Friday, December 02, 2011

Baking-0, Me-1


See this? This is the flaky, buttery, apple-y product of sheer willpower two weeks ago.


See this? This is a picture of nothing, because I haven't baked anything since then. That fact didn't change tonight.


After 12 hours of studying for my impending MCAT, I was utterly brain dead. I decided that I wanted to bake scones for catharsis. I went downstairs at 10pm and flipped to the well-worn page in my trusty baking book. Then I stared at the words Rich Berry Scones for several minutes in a daze.


My thoughts drifted to all the dishes that I would inevitably have to wash afterward. Nope, didn't want to do it. I went back upstairs to my room.


I remembered how I used to bake as late as 1am in my college days, clanking around the kitchen long after my roommate had gone to bed. One time I was so delirious, I accidentally added 2 tablespoons of sugar instead of 2 teaspoons to pizza dough (it makes little difference); another time I forgot to add oil to a chocolate cake (it makes all the difference); one time I dropped a bunch of flour on the floor and tried to use a wet paper towel to clean it up, only to create a floury paste....Dang, I was committed to my craft. I refused to show up empty-handed to small group if I had an once of strength left in me....Now, back to reality. Those blackberries in the fridge are nearing their last edible days. I'd better bake them. Now. Now. Now.


I went back downstairs to the kitchen. This time, I took out all of the ingredients out of the fridge just to make sure that I would commit to baking the darned scones. Butter. Flour. Blackberries. Sour cream....I was pretty sure my parents think that there is a burglar in the house at this hour. I was so tired. My eyes were drooping. All I wanted to do is climb into my nice, soft bed. I put everything back in the refrigerator and trudged back upstairs.


In the shower, I willed the water to rejuvenate me as I tried to convince myself to bake. Just grate the butter and mix the batter, I told myself. Just freeze them and bake them tomorrow. You'll be glad you did when you can enjoy them for breakfast. Remember college? You were there not long ago? What happened to you? I dragged my feet downstairs for the third time.

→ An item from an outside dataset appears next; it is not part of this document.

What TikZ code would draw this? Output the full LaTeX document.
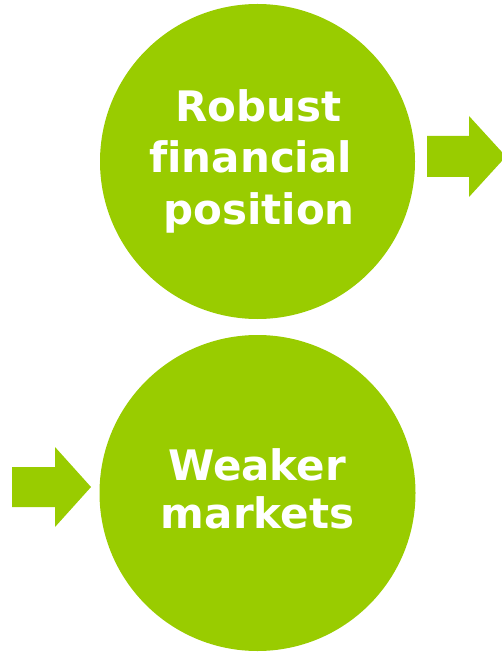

I stared at the recipe. I stared at my refrigerator. It was nearly 11pm and I had been debating with myself for a full hour. I'd never felt so defeated by the mere thought of baking before. I pulled out my little half-pint of blackberries, and ate them. The end.

1 comment:

Stephanie said...

lol Nice ending! The MCAT can do that to you. :) I hope you'll be rejuvenated soon!